El mundo se agita en un torbellino de actos sin alma; los políticos, la religión, el capital, oprimen al hombre con su poderosa maquinaria coercitiva. En el páramo sombrío se agitan intereses ajenos a la belleza humana, al amor, a la justicia, a la libertad. Detrás de cada secuencia terrorífica hay un productor que ejecuta sus maquiavélicos planes sin que el pulso le tiemble. Tiempos de barbarie, envueltos en la inefable miseria del silencio cómplice y canallesco que embrutece a la especie, devolviéndola a épocas primitivas, donde el objetivo de aquel lejano periodo consistía en esforzarse por enderezar los cuerpos y erguirlos.
La Historia es cíclica. Volvemos al punto de partida e involucionamos. Porque en la era del “ordeno y mando porque me sale de los galones” se acatan consignas destructivas, se dan por buenos los llamados efectos colaterales, pasamos por encima de quien haga falta por cinco minutos de gloria hueca y superficial. La envidia corroe, devora las entrañas, aniquila el cerebro. Cuando dejamos de pensar por nosotros mismos algunos listos empiezan a hacer caja suculenta vendiendo al pueblo basura, intoxicando su salud física y emocional.

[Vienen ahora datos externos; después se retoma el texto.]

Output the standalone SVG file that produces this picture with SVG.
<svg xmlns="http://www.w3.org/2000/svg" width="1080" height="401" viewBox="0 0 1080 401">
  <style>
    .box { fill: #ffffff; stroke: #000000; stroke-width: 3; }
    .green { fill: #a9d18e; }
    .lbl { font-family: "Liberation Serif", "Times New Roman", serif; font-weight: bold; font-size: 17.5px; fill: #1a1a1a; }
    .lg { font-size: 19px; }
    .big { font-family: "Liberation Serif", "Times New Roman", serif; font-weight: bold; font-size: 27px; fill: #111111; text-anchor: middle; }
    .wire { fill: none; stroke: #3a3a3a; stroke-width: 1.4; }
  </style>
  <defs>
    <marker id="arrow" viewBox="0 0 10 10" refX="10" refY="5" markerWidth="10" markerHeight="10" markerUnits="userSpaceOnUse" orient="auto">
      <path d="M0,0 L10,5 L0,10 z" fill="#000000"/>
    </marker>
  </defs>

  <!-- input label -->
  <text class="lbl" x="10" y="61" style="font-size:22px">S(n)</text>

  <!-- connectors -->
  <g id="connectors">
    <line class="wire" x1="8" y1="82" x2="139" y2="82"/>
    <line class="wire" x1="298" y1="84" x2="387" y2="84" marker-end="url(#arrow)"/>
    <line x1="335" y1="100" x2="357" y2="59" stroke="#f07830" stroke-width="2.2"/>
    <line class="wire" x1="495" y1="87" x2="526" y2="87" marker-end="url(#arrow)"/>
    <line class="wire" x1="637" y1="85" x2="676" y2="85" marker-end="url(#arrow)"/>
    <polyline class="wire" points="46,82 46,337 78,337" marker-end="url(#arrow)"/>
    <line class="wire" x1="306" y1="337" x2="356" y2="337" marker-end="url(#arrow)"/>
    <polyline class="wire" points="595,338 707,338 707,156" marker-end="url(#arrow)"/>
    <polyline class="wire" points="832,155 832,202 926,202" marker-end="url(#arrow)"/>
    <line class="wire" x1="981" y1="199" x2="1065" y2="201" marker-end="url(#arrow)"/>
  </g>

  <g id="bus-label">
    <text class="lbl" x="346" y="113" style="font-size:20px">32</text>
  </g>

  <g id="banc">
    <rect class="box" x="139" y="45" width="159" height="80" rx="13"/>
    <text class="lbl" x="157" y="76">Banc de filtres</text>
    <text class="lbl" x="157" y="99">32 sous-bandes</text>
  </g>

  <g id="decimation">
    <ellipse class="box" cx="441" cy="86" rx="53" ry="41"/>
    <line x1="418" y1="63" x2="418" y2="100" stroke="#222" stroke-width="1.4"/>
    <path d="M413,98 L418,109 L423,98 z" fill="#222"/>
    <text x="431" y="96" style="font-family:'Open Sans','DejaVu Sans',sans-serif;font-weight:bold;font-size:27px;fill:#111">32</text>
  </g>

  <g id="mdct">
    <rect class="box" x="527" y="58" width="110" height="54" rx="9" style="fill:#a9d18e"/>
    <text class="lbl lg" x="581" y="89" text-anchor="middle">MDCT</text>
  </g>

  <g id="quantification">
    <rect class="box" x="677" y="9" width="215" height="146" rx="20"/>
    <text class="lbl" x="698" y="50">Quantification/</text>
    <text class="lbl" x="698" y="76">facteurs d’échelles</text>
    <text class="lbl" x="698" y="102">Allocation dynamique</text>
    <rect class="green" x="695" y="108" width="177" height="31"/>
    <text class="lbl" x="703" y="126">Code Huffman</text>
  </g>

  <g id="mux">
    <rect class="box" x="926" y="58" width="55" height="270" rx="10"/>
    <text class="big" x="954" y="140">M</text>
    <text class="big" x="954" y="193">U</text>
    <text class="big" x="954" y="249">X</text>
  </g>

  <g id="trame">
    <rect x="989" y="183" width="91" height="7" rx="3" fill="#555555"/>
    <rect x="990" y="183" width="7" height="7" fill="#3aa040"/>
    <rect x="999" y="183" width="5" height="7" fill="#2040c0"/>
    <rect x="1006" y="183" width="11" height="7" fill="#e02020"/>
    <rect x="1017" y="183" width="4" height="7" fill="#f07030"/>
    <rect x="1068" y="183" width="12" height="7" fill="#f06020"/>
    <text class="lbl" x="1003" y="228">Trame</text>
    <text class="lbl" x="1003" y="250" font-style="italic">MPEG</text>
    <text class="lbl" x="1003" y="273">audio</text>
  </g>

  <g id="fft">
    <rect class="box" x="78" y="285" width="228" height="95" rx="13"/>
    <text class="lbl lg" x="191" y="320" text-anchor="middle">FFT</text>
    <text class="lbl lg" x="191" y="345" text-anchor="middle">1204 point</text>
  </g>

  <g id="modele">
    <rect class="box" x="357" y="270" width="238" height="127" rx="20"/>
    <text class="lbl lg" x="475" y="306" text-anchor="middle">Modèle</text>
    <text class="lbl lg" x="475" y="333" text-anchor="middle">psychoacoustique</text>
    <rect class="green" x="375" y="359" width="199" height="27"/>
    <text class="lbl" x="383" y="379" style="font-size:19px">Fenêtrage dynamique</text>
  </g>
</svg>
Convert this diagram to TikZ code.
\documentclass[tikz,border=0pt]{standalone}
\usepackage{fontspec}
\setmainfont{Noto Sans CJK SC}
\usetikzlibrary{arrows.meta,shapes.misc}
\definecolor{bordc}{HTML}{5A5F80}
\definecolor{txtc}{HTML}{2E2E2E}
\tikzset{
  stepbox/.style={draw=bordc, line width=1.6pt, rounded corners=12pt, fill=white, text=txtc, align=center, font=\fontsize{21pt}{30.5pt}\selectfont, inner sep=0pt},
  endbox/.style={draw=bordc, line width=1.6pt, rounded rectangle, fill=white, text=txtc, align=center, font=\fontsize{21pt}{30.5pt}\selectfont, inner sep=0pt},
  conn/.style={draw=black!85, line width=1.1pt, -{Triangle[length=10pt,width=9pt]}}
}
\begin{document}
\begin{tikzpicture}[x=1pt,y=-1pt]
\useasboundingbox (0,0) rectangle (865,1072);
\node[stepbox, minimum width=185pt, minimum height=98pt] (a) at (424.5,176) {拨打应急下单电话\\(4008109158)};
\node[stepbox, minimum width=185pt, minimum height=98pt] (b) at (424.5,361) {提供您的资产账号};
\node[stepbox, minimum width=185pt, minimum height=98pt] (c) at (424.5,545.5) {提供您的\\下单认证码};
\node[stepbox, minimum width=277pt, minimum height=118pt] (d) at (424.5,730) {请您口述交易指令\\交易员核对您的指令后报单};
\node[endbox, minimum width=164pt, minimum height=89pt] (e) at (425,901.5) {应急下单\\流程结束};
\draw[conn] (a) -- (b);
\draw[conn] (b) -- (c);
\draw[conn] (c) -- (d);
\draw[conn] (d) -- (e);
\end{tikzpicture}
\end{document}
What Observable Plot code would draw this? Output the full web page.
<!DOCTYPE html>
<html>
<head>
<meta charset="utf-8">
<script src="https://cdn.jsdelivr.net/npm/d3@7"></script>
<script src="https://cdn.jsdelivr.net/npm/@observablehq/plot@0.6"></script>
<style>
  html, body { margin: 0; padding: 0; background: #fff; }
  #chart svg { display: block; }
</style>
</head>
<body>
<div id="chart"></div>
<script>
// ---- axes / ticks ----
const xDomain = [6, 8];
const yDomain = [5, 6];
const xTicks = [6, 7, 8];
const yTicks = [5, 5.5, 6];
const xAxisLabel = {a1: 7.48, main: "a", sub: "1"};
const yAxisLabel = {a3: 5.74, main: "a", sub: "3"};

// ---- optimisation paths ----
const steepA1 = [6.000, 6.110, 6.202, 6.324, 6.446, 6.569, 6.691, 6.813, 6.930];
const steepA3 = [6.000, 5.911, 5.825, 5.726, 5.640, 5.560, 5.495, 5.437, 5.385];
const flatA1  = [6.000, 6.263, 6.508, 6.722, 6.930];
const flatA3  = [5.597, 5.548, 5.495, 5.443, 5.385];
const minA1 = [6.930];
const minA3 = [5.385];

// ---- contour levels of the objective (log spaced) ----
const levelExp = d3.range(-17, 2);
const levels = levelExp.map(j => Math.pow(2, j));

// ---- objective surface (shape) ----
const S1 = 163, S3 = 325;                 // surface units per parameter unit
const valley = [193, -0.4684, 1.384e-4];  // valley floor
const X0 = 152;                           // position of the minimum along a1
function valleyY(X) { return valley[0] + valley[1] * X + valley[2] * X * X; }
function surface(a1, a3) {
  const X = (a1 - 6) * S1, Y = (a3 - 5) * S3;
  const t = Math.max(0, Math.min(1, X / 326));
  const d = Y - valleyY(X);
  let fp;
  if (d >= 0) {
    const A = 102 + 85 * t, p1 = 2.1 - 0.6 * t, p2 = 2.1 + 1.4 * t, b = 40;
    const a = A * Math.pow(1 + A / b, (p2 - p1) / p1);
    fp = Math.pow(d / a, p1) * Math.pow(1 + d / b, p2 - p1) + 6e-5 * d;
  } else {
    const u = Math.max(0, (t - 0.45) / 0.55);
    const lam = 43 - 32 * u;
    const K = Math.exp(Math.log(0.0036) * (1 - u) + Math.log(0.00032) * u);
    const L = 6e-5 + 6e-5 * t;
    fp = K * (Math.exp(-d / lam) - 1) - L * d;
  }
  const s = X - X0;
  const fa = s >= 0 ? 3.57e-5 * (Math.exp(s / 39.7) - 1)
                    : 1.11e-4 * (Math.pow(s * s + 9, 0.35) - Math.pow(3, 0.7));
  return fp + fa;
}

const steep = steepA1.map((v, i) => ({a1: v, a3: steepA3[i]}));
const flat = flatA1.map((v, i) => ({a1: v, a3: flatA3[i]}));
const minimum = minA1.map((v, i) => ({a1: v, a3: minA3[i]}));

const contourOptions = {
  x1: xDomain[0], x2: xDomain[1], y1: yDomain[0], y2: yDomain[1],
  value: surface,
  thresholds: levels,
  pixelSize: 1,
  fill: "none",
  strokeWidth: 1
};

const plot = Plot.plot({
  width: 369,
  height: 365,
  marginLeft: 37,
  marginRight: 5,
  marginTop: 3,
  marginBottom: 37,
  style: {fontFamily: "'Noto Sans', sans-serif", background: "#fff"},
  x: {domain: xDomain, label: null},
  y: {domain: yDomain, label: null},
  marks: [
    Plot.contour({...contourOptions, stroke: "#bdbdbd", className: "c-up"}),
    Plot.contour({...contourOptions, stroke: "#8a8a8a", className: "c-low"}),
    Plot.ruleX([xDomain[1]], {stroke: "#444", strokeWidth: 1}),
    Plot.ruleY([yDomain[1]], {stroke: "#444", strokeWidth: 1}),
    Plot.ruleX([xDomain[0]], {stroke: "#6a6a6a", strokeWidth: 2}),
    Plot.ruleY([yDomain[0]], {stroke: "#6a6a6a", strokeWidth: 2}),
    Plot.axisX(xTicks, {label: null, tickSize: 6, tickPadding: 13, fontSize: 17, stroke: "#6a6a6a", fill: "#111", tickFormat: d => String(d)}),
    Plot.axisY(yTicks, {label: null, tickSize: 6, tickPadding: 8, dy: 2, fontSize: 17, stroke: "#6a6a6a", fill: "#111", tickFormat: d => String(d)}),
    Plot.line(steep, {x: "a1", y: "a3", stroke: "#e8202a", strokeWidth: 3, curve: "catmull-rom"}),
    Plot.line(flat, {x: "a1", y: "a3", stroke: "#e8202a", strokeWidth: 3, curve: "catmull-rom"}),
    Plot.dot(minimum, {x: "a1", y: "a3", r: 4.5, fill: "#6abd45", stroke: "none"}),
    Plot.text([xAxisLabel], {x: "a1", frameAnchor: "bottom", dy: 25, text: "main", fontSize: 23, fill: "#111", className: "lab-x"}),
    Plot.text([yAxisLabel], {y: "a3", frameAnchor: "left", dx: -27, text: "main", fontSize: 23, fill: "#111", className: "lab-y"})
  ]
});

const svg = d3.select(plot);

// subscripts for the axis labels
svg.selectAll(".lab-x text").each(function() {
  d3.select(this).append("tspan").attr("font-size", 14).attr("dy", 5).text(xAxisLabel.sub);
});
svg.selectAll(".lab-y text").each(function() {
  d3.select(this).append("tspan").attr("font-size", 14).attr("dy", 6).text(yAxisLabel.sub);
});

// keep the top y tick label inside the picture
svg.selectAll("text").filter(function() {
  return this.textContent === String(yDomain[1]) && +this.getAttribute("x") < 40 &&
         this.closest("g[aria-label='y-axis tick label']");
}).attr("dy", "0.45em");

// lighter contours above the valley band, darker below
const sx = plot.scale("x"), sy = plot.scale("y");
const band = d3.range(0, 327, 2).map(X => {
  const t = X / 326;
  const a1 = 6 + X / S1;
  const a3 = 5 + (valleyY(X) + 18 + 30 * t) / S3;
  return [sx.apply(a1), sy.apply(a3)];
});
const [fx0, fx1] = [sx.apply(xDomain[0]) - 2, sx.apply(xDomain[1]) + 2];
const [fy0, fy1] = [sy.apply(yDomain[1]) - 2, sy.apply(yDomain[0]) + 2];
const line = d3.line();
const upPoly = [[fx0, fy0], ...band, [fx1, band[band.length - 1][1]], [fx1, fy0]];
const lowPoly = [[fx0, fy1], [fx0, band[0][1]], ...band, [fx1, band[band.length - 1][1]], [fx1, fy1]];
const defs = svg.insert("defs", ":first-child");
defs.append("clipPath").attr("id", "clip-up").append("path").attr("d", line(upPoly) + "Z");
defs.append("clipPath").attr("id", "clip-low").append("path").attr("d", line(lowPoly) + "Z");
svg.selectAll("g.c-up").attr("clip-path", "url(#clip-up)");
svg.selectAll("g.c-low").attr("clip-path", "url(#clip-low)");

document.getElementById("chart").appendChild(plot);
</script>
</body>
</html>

Nadie sabe cuál es su procedencia. No existen las raíces; el día a día es una cadena rutinaria de lamentos y costumbrismo. Pero yo sí sé de dónde vengo: de mis recuerdos infantiles y adolescentes de cultura popular con el sabor de la tierra albariza de suaves lomas onduladas, donde el trabajo en la viña era la génesis de un orgullo hecho caldo de brindis entre iguales llamado mosto; vengo del cante flamenco al abrigo de una peña con nombre de faena agrícola; de una marisma del Guadalquivir digna de filmación cinematográfica. He visto en mi pueblo de adopción el temperamento de una lucha por la dignidad, con hombres que pasaron, como diría Pedro Garfias, “hambre de pan y horizontes”. Por eso, hoy sigo estimulando a mis 7.000 familiares para que sigan en la vanguardia del combate hasta la victoria siempre.